**Instructions for the task:** Repeat each line exactly as it is written.

**Source material:**
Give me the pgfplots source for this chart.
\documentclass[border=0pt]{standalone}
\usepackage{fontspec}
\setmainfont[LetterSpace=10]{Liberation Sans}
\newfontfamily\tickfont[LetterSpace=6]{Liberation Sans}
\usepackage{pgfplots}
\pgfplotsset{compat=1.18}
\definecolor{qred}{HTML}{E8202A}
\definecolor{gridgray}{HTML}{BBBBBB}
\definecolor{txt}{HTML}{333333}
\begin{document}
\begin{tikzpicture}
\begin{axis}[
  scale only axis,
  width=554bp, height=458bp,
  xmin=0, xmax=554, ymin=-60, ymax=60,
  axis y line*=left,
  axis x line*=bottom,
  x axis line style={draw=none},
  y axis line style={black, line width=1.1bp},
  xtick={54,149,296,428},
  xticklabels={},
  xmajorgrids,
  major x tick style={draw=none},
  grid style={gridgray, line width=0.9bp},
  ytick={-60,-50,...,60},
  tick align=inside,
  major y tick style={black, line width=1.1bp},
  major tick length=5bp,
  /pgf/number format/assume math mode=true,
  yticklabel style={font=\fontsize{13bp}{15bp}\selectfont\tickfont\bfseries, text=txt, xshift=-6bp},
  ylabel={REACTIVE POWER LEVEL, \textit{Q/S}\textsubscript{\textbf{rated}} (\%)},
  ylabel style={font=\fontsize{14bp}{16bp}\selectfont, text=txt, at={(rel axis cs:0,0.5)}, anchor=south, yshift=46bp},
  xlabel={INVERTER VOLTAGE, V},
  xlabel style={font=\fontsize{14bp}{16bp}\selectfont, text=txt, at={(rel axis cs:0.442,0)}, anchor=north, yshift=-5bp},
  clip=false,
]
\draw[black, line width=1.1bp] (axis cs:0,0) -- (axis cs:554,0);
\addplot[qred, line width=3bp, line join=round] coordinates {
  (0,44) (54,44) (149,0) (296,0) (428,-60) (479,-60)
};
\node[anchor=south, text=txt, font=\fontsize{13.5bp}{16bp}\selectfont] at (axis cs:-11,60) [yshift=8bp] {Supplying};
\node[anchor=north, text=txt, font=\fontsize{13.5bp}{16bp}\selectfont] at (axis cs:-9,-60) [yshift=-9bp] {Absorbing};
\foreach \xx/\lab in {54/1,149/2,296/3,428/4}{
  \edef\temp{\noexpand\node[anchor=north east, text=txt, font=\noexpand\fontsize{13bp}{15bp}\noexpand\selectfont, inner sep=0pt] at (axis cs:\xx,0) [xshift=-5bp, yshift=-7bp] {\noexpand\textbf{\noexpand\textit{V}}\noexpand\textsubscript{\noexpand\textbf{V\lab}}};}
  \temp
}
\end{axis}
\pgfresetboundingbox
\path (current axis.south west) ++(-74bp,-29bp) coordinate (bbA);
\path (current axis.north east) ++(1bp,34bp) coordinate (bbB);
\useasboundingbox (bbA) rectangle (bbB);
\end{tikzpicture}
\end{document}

**Result:**
Give me the pgfplots source for this chart.
\documentclass[border=0pt]{standalone}
\usepackage{fontspec}
\setmainfont[LetterSpace=10]{Liberation Sans}
\newfontfamily\tickfont[LetterSpace=6]{Liberation Sans}
\usepackage{pgfplots}
\pgfplotsset{compat=1.18}
\definecolor{qred}{HTML}{E8202A}
\definecolor{gridgray}{HTML}{BBBBBB}
\definecolor{txt}{HTML}{333333}
\begin{document}
\begin{tikzpicture}
\begin{axis}[
  scale only axis,
  width=554bp, height=458bp,
  xmin=0, xmax=554, ymin=-60, ymax=60,
  axis y line*=left,
  axis x line*=bottom,
  x axis line style={draw=none},
  y axis line style={black, line width=1.1bp},
  xtick={54,149,296,428},
  xticklabels={},
  xmajorgrids,
  major x tick style={draw=none},
  grid style={gridgray, line width=0.9bp},
  ytick={-60,-50,...,60},
  tick align=inside,
  major y tick style={black, line width=1.1bp},
  major tick length=5bp,
  /pgf/number format/assume math mode=true,
  yticklabel style={font=\fontsize{13bp}{15bp}\selectfont\tickfont\bfseries, text=txt, xshift=-6bp},
  ylabel={REACTIVE POWER LEVEL, \textit{Q/S}\textsubscript{\textbf{rated}} (\%)},
  ylabel style={font=\fontsize{14bp}{16bp}\selectfont, text=txt, at={(rel axis cs:0,0.5)}, anchor=south, yshift=46bp},
  xlabel={INVERTER VOLTAGE, V},
  xlabel style={font=\fontsize{14bp}{16bp}\selectfont, text=txt, at={(rel axis cs:0.442,0)}, anchor=north, yshift=-5bp},
  clip=false,
]
\draw[black, line width=1.1bp] (axis cs:0,0) -- (axis cs:554,0);
\addplot[qred, line width=3bp, line join=round] coordinates {
  (0,44) (54,44) (149,0) (296,0) (428,-60) (479,-60)
};
\node[anchor=south, text=txt, font=\fontsize{13.5bp}{16bp}\selectfont] at (axis cs:-11,60) [yshift=8bp] {Supplying};
\node[anchor=north, text=txt, font=\fontsize{13.5bp}{16bp}\selectfont] at (axis cs:-9,-60) [yshift=-9bp] {Absorbing};
\foreach \xx/\lab in {54/1,149/2,296/3,428/4}{
  \edef\temp{\noexpand\node[anchor=north east, text=txt, font=\noexpand\fontsize{13bp}{15bp}\noexpand\selectfont, inner sep=0pt] at (axis cs:\xx,0) [xshift=-5bp, yshift=-7bp] {\noexpand\textbf{\noexpand\textit{V}}\noexpand\textsubscript{\noexpand\textbf{V\lab}}};}
  \temp
}
\end{axis}
\pgfresetboundingbox
\path (current axis.south west) ++(-74bp,-29bp) coordinate (bbA);
\path (current axis.north east) ++(1bp,34bp) coordinate (bbB);
\useasboundingbox (bbA) rectangle (bbB);
\end{tikzpicture}
\end{document}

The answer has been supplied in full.